» SHORT EXERCISE: Leave out the pictures and set down exactly the lines from the start of the listing through the one with "taq_uc_y = [0.830, 0.253, -0.123, -0.135]", both included.

* * * * *

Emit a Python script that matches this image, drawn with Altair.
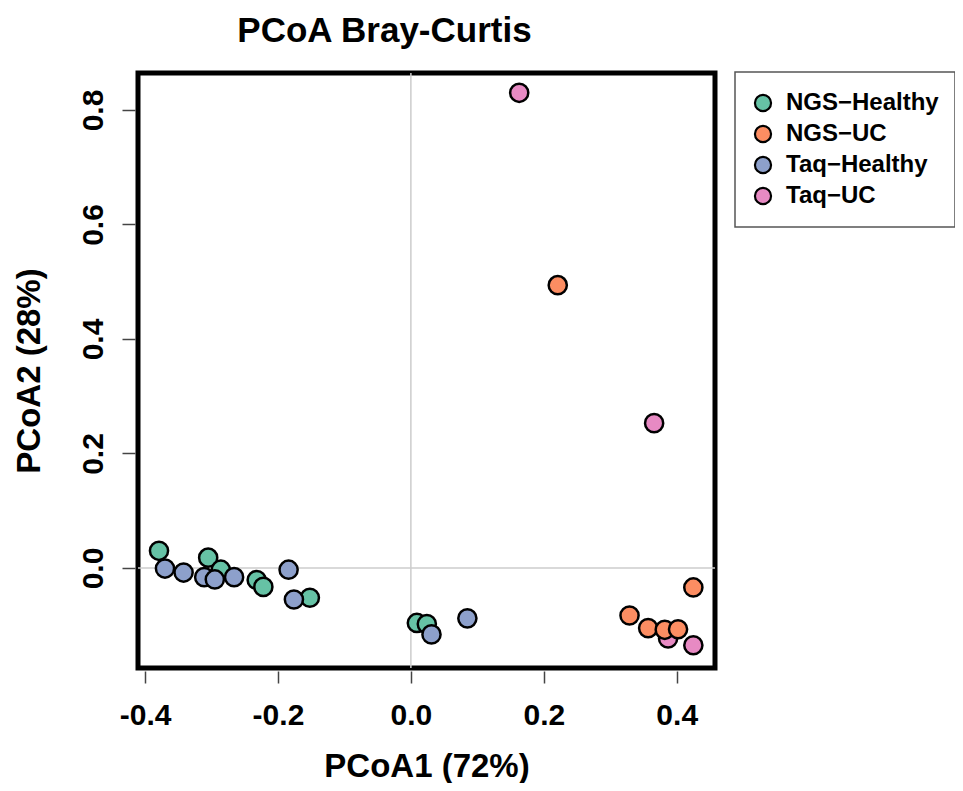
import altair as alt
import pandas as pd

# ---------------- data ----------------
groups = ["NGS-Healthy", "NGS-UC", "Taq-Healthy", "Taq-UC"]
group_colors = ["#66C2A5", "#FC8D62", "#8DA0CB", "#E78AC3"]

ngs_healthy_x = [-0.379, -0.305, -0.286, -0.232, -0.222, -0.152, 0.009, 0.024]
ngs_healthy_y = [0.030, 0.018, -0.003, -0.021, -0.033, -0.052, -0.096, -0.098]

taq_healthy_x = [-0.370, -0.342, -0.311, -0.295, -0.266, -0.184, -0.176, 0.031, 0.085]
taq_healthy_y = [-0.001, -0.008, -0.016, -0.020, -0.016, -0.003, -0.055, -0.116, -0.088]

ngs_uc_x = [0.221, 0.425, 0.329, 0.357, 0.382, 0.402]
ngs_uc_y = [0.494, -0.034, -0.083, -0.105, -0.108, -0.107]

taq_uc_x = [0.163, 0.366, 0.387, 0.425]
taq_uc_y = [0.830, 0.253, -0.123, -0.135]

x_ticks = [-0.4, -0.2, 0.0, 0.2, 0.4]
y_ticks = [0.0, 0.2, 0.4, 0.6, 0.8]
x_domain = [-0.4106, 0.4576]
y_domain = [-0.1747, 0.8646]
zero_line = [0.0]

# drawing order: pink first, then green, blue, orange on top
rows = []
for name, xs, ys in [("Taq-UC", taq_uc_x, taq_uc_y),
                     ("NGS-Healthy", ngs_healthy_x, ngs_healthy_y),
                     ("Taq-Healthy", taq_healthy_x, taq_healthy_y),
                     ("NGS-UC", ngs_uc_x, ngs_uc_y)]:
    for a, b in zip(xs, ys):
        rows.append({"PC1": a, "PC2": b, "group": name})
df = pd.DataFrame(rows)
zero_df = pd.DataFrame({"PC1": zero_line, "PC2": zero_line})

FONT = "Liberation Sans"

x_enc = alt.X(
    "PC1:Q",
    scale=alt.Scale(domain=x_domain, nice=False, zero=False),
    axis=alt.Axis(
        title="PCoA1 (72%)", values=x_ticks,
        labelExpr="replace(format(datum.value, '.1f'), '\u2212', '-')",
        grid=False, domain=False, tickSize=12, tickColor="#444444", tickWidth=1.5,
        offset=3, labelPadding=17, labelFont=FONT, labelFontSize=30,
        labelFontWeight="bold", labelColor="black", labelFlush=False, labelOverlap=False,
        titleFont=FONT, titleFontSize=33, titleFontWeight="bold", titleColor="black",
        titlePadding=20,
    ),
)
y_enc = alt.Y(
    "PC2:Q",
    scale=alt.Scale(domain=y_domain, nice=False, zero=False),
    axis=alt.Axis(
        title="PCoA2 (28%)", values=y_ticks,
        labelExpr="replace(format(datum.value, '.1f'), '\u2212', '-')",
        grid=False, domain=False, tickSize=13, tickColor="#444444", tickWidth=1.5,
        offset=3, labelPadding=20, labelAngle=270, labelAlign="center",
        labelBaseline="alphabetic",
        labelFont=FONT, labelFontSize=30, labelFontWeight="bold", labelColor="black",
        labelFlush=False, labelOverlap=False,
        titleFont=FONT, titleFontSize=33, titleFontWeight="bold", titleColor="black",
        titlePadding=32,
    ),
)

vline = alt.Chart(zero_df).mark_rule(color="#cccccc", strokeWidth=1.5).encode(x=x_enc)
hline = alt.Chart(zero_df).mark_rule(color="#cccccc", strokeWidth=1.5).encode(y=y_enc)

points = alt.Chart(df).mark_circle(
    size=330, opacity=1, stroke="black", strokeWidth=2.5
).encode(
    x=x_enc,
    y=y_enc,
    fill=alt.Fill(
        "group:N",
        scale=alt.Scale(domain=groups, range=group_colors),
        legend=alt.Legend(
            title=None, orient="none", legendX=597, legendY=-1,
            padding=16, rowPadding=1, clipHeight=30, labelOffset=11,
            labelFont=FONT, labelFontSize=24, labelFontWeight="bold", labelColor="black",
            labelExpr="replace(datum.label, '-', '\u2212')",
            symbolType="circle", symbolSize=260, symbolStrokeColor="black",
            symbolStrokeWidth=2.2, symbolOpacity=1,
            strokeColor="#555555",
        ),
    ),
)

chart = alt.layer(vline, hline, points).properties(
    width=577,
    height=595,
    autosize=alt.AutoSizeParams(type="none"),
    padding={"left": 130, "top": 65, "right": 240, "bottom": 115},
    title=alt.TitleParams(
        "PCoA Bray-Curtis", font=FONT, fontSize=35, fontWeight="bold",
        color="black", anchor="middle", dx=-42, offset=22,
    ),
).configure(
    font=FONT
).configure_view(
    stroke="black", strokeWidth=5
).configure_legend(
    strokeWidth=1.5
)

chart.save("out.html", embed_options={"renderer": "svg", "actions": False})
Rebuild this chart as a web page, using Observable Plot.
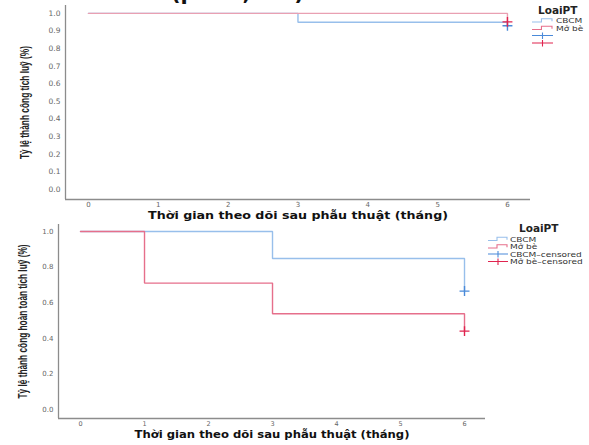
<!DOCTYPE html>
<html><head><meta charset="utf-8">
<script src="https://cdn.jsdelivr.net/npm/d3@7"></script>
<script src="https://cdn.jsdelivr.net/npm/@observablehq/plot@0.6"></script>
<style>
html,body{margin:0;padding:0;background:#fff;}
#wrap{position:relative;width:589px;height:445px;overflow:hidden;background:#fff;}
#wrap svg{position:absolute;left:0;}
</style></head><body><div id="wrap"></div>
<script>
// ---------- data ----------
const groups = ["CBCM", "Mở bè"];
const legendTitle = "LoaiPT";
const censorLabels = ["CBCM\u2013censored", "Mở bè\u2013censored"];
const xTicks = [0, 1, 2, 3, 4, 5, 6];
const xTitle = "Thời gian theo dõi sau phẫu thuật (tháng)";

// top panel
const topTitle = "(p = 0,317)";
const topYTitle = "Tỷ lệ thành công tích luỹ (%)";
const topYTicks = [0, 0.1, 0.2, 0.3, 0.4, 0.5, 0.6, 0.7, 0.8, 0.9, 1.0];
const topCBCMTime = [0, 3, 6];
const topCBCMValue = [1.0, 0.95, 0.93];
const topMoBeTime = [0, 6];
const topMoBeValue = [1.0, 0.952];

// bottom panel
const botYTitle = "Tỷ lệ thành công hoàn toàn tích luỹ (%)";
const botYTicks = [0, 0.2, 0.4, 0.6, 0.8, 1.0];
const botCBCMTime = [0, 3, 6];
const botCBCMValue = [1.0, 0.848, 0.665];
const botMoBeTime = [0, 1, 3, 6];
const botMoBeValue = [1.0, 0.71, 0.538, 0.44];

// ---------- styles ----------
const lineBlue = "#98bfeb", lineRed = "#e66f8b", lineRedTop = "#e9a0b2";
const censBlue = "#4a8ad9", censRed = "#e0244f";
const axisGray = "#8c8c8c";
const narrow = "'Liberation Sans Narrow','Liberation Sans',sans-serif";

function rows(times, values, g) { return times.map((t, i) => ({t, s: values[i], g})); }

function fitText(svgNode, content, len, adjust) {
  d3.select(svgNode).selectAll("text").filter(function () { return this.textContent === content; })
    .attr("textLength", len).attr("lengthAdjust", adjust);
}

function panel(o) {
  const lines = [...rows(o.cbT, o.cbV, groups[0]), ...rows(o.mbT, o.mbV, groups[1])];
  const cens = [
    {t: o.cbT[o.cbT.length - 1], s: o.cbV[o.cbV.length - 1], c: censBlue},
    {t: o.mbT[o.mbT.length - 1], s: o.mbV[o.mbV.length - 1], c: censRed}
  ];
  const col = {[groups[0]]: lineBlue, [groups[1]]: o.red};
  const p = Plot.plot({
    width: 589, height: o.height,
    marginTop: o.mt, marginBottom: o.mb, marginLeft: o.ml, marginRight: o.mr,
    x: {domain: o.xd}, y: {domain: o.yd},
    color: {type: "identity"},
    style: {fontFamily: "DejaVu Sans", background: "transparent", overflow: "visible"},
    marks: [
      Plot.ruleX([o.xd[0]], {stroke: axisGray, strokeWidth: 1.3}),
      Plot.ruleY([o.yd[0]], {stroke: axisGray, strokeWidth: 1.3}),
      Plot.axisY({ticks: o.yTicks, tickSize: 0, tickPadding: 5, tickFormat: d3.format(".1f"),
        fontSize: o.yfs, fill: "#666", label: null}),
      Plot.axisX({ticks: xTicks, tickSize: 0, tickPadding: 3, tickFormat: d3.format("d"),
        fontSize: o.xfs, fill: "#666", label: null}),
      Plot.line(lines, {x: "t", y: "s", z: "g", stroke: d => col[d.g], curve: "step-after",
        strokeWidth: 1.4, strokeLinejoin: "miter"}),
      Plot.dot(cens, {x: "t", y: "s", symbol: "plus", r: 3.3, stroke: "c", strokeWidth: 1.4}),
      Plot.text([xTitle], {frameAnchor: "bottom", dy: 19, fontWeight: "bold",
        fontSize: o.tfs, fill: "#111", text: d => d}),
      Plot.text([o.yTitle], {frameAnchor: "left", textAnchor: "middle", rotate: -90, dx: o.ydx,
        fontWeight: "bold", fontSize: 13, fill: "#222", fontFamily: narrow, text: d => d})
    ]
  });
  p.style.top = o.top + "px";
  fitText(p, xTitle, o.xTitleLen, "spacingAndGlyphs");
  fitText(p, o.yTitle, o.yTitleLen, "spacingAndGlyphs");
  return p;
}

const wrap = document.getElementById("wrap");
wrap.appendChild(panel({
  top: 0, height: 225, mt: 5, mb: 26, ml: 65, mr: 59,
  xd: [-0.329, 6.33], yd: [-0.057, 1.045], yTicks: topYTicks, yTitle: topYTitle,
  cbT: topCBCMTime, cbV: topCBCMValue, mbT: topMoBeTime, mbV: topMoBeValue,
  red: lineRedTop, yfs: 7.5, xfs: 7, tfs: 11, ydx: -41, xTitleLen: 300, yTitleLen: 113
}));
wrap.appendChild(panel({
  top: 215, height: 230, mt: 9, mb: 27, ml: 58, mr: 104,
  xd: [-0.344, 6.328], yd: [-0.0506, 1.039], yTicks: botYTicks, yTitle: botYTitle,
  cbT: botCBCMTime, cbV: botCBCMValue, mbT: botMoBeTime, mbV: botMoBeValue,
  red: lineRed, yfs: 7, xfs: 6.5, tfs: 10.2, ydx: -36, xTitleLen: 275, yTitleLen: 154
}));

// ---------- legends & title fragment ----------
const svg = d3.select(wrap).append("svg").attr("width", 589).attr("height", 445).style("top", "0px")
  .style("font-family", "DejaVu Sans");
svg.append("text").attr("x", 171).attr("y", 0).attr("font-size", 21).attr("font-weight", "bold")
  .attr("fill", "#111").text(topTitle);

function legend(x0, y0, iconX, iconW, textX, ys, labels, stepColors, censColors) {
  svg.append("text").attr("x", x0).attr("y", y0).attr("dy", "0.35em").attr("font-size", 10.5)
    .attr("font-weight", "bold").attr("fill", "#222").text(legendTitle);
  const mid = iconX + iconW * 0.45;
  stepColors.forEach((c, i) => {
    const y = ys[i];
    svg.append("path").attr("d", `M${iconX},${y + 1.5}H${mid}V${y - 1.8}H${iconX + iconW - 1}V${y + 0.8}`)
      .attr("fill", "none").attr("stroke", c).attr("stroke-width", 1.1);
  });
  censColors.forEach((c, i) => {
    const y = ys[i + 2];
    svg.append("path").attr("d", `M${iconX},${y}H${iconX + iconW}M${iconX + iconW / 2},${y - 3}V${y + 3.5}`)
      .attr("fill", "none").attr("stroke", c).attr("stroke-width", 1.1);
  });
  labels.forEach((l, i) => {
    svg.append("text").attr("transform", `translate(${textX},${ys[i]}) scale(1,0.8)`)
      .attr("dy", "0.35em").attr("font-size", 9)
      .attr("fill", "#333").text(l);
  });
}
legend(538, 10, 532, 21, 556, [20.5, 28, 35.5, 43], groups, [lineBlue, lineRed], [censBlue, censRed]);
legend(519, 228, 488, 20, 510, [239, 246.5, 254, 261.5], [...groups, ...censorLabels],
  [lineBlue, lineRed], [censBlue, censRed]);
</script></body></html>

* * * * *

» ANSWER TO THIS TASK:
Emit a Python script that matches this image, drawn with Altair.
import altair as alt
import pandas as pd

# ---------------- data ----------------
groups = ["NGS-Healthy", "NGS-UC", "Taq-Healthy", "Taq-UC"]
group_colors = ["#66C2A5", "#FC8D62", "#8DA0CB", "#E78AC3"]

ngs_healthy_x = [-0.379, -0.305, -0.286, -0.232, -0.222, -0.152, 0.009, 0.024]
ngs_healthy_y = [0.030, 0.018, -0.003, -0.021, -0.033, -0.052, -0.096, -0.098]

taq_healthy_x = [-0.370, -0.342, -0.311, -0.295, -0.266, -0.184, -0.176, 0.031, 0.085]
taq_healthy_y = [-0.001, -0.008, -0.016, -0.020, -0.016, -0.003, -0.055, -0.116, -0.088]

ngs_uc_x = [0.221, 0.425, 0.329, 0.357, 0.382, 0.402]
ngs_uc_y = [0.494, -0.034, -0.083, -0.105, -0.108, -0.107]

taq_uc_x = [0.163, 0.366, 0.387, 0.425]
taq_uc_y = [0.830, 0.253, -0.123, -0.135]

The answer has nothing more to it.